If you are meaning a team using Scrum, this would be manageable as long as the Product Owner and Scrum Master are on top of their game.
If the business team are giving requirements 'at will' that do not align, it is up to the Product Owner to take these on board, and prioritise a list of tasks prior to sprint planning. If they don't align with what has already been done, they may be estimated as large stories, due to the need for refactoring etc. by the team. It will then be up to the Product Owner to decide if it is worth proceeding with them despite the size, or working on alternative stories that align with work already done.
This would be a tough environment for the whole Scrum team to work in, but you would expect the business to see the lost value by changing direction between sprints, and hopefully align the product to a direction before too long. It certainly is not the development teams fault for not anticipating this, I would more say the Scrum Master and Product Owner need to have some serious words with the business units involved.
There needs to be a buffer between the sprint and the backlog.
The Business Team own the backlog and the prioritisation of the stories in the backlog but once the Dev team have committed to x number of stories in the sprint then it is unwise for the business team to tinker with its content. If you find this happens I would suggest shortening the length of the sprints.
If however a super urgent new requirement comes up that just cannot wait for the next sprint then another story/stories of similar points value have to be removed.
It is important that the business team manage their backlog so that in the sprint planning meeting the next set of stories are fully specked, prioritised and ready to go.
In agile, is it ok for the business team to relax and give requirements at will?

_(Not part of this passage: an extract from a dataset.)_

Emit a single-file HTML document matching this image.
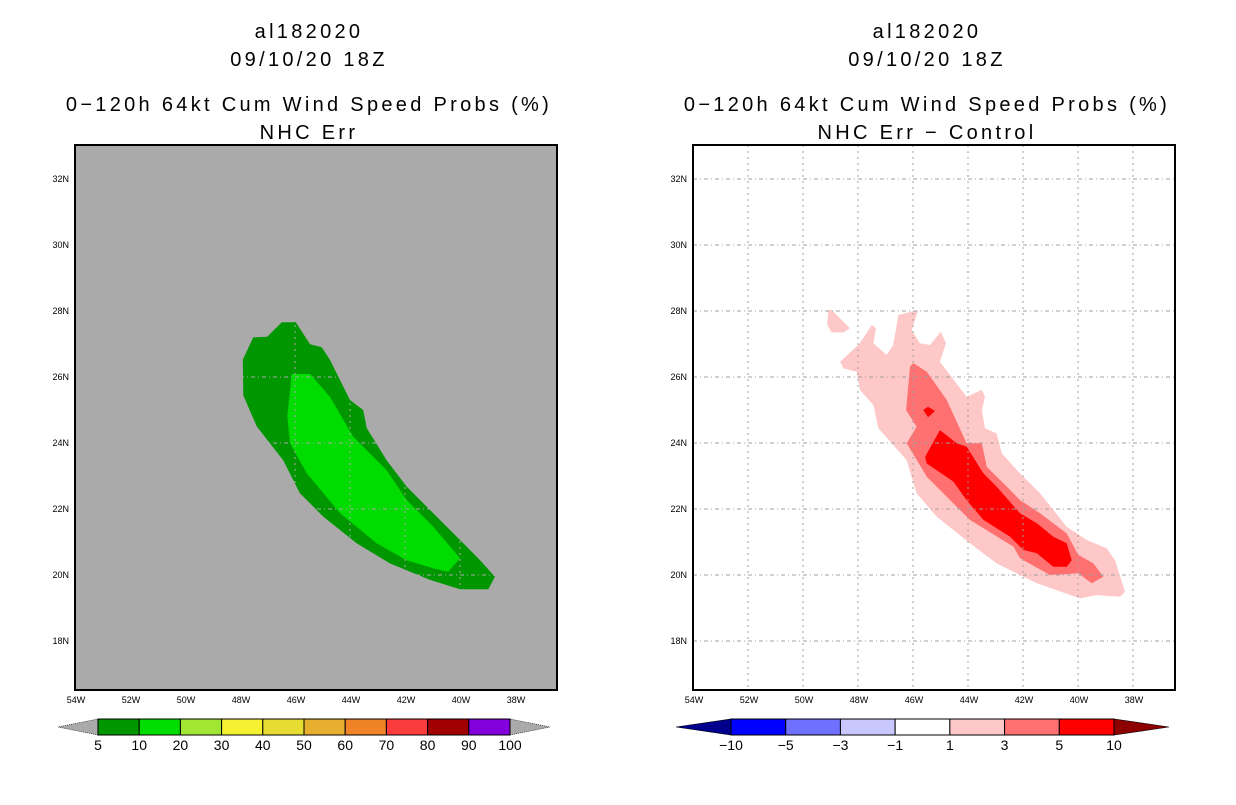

Yes, it's ok to change requirements (maybe not relax), but in our teams we will not disrupt or change the scope of the sprint unless the work currently in scope of the sprint is made redundant as a result of the new requirements added to the product backlog by the product owner (not the sprint backlog). Also note that if you commit to 100 points worth of work in a sprint, you complete 80 points and the the requirements change enough for the sprint to be disrupted then the team has still delivered 80 points that sprint based on the POs original requirements. (important when dealing with external clients)
its the development team's mistake not foreseeing the numerous possibilities of the application and not having a concrete design that could have welcomed abnormal changes?
We have a very high-level understanding of the overall features/project being worked on, however before we accept User Stories (broken downs chunks of the feature/project) we ensure that we fully understand what the Product Owner wants. If the product owner is unsure then we will ask the person whom does know. Note I am not saying that you plan out the whole project, you only nail down 1 or 2 sprints worth of user stories.
(This is how I do it, but there is no prescriptive rules, every agile rule make Agile less Agile - My opinion)
No, it is not ok to give requirements at will.
There is a general notion that business and development work together on daily basis and do that not primary in written form, but as well face to face (often to review or plan stuff). The idea is not to make too much assumptions on the future, but some and go with these.
Having done this as a coder, the only advice I can give: Setup for change. As you learn about your framework, the product side learns about the business.
If you run into problems like these: Its actually important that you fix this problem. This is what you have sprints for: Fail at something and then fix it after a retro. Doing this for a while should lead to a sane organized process how to get all the requirements at the right moment.
However: Proper engineering has hurt no-one yet as well as proper security and requirements engineering. If you need to do this despite your agile process: so be it.